Film franco-tunisien d’Alexandre Arcady (2023), avec Léo Campion, Marie Gillain, Christian Berkel, Patrick Mille, Françoise Fabian, Pascal Elbé, Michel Boujenah, Dany Brillant, Jean Benguigui, Franck Dubosc, Olivier Sitruk, Judith El Zein, Moussa Maaskri, Smaïn Fairouze, Rona Hartner, Valérie Kaprisky, Iman Perez… 2h08. Sortie le 15 novembre 2023.
Léo Campion
Hanté par l’idée d’un paradis perdu depuis qu’il a quitté l’Algérie avec sa famille, Alexandre Arcady en a fait naguère le sujet de son premier long métrage, Le coup de sirocco (1979), en puisant son inspiration dans un roman de Daniel Saint-Hamont. Il boucle aujourd’hui cette boucle autobiographique en portant à l’écran le livre qu’il a publié en 2003, Le petit blond de la Casbah. Léo Campion (découvert en Marcel Pagnol enfant dans Le temps des secrets) y succède à un débutant nommé Patrick Bruel dans le rôle de ce jeune Pied-Noir dont l’enfance préservée va se fracasser contre la réalité de la décolonisation. Une évocation qui passe par le pèlerinage mémoriel du cinéaste (campé adulte par Patrick Mille) sur les traces de son enfance afin d’y présenter le film qu’il a consacré à cette période clé de son existence. Habile conteur, Alexandre Arcady colle au plus près de ses souvenirs en troquant les parents pittoresques qu’incarnaient naguère Marthe Villalonga et Roger Hanin contre le couple formé par Marie Gillain et Christian Berkel, un acteur qui est la révélation du film dans le rôle d’un légionnaire d’origine hongroise au cœur d’artichaut. Ce nouveau film est l’occasion pour Alexandre Arcady de lâcher les chevaux et de déclarer son amour inconditionnel à cette famille méditerranéenne au sein de laquelle il a eu l’idée lumineuse de confier le rôle de sa grand-mère à… Jean Benguigui, en renouant là avec une longue tradition. Avec en prime la célébration de sa passion pour le cinéma qui passe par une séquence d’anthologie qu’auraient pu signer le Claude Lelouch des Uns et les autres ou le Steven Spielberg de The Fabelmans par sa façon à la François Truffaut de montrer ce spectacle comme un refuge face aux aléas d’une vie pas toujours gratifiante.

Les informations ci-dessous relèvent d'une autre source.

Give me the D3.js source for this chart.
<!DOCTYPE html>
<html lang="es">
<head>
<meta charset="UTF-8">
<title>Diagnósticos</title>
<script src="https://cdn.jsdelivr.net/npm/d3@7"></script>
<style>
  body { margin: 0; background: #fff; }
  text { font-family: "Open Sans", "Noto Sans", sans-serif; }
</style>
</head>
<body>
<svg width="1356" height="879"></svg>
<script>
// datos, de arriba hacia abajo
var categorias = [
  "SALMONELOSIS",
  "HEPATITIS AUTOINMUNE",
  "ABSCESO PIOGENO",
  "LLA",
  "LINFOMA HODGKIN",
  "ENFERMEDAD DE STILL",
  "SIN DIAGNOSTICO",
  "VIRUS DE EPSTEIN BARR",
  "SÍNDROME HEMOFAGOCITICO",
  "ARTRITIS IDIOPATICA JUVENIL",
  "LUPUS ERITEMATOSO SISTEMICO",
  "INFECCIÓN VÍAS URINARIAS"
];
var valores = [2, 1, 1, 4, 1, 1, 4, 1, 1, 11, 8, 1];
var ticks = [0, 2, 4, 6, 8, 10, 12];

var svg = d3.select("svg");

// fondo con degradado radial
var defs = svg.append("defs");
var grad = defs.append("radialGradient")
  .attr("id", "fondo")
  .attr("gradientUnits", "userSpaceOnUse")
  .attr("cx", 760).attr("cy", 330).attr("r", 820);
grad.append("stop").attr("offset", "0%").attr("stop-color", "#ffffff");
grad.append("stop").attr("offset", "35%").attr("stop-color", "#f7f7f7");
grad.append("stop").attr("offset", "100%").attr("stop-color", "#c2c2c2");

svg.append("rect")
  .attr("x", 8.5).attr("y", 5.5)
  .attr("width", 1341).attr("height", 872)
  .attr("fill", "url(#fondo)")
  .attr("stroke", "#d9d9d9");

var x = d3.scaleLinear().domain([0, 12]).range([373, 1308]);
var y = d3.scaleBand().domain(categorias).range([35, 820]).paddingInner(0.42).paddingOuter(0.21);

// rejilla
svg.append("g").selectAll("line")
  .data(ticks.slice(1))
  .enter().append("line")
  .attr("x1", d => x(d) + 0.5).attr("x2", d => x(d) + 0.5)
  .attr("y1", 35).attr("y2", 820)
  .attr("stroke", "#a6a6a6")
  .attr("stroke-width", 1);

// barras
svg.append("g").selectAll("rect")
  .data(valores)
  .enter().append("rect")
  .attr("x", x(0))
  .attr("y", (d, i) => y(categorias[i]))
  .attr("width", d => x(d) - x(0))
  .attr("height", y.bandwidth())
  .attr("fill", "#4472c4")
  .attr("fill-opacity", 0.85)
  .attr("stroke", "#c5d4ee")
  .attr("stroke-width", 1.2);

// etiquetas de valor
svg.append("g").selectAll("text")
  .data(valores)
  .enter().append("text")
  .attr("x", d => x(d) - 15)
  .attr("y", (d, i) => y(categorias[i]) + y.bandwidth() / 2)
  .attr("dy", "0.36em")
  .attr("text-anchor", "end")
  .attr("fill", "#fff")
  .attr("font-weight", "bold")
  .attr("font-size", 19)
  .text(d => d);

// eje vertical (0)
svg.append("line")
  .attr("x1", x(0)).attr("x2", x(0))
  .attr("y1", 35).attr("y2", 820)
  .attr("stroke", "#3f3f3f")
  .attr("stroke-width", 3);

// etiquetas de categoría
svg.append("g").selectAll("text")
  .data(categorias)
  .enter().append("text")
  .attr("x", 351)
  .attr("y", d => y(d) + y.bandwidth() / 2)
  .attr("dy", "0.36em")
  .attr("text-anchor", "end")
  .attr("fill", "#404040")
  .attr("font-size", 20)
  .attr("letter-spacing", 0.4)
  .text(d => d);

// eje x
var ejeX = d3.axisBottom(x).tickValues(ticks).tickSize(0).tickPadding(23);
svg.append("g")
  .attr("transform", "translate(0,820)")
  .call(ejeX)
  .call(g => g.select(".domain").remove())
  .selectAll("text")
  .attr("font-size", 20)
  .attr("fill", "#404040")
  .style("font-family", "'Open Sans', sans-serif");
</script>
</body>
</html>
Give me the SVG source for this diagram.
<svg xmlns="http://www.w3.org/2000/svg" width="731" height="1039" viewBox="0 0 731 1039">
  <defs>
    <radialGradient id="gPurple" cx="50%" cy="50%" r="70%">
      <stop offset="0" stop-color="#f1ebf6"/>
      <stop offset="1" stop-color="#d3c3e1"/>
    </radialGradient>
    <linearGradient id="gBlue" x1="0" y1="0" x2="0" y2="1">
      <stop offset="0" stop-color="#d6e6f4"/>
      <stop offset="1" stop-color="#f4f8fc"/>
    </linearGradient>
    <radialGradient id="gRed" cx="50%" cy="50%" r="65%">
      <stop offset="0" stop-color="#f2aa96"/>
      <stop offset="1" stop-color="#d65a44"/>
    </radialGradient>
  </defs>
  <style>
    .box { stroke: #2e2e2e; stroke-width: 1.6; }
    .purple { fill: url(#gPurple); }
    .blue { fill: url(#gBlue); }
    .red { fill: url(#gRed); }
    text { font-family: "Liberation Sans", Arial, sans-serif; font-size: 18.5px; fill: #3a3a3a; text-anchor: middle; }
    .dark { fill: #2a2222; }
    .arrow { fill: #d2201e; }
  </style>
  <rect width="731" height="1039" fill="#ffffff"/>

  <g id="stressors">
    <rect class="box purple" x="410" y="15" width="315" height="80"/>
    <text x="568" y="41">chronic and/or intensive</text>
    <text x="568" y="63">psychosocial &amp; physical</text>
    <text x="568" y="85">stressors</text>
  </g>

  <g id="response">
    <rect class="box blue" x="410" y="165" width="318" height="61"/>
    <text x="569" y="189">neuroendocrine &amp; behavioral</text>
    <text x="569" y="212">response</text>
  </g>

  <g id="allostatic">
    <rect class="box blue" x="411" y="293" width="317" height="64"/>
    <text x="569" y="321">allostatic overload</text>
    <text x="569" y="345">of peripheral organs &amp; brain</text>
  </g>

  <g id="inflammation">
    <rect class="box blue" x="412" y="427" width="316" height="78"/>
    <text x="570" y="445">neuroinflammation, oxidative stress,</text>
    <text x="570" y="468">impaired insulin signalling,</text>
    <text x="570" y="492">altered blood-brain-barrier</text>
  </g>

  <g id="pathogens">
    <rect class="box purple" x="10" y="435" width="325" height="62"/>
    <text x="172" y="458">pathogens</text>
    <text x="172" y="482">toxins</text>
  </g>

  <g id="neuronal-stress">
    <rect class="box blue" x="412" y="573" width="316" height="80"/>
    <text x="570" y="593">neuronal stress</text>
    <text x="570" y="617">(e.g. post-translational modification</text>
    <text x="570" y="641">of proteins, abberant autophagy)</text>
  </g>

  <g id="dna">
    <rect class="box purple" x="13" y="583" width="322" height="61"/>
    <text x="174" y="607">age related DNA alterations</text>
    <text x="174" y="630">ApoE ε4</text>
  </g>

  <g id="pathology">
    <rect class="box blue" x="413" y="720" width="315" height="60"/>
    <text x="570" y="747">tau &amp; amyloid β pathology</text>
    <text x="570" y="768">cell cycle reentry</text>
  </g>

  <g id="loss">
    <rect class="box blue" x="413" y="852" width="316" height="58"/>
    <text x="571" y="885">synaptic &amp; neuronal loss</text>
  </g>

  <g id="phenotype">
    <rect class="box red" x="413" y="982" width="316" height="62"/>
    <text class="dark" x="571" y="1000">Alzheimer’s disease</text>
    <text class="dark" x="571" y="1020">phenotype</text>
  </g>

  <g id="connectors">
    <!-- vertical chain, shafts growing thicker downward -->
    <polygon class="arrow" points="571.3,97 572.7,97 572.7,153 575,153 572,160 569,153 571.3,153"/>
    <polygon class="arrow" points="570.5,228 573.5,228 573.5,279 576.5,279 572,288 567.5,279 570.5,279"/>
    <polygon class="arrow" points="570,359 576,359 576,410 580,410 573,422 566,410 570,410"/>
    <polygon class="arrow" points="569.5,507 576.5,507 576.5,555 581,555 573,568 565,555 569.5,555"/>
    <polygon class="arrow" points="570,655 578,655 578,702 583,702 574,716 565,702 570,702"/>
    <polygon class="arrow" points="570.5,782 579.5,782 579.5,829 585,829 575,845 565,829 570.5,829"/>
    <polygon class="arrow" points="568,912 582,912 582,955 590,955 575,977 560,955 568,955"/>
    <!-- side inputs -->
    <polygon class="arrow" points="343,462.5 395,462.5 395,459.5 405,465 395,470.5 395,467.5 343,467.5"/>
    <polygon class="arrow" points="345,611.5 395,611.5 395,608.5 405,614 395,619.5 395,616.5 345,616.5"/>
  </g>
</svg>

Christian Berkel et Marie Gillain
Galvanisé par ce sujet qui lui tient particulièrement à cœur, Alexandre Arcady assume son émotion en ponctuant le quotidien de cette famille formidable de quelques moments de grâce, en invitant au sein de son autoportrait en adolescent une accélération de l’Histoire qui va contribuer à faire mûrir ce personnage insouciant sans détruire pour autant sa capacité à rêver. En portant sur la guerre d’Algérie le regard innocent qui fut le sien, il évite de laisser ces événements submerger son récit proprement dit, quitte à montrer son jeune protagoniste comme parfois un peu indifférent aux conséquences qu’ils ont sur la vie quotidienne de sa famille avant de les pousser à l’exil. En adoptant une structure narrative qui confronte en permanence ce passé à un retour aux sources à six décennies de distance, Arcady observe en quelque sorte la cicatrisation de plaies longtemps ouvertes, en s’accrochant aux visages et aux lieux qui hantent sa mémoire comme quand on feuillette un album photo en évoquant de chers disparus et en admirant des paysages et des décors oubliés. C’est exactement l’exercice auquel se livre le metteur en scène, quitte sans doute à magnifier certaines situations et à minimiser ses souvenirs les plus douloureux pour n’en retenir que des moments magnifiés par le temps. Tel quel, son film témoigne d’une insouciance et parfois d’une innocence qui sont celles de cet enfant qui a choisi de jouer avec nos émotions en empruntant la voie royale du cinéma spectacle. Sans jamais tricher avec les sentiments et en s’offrant quelques envolées lyriques assumées.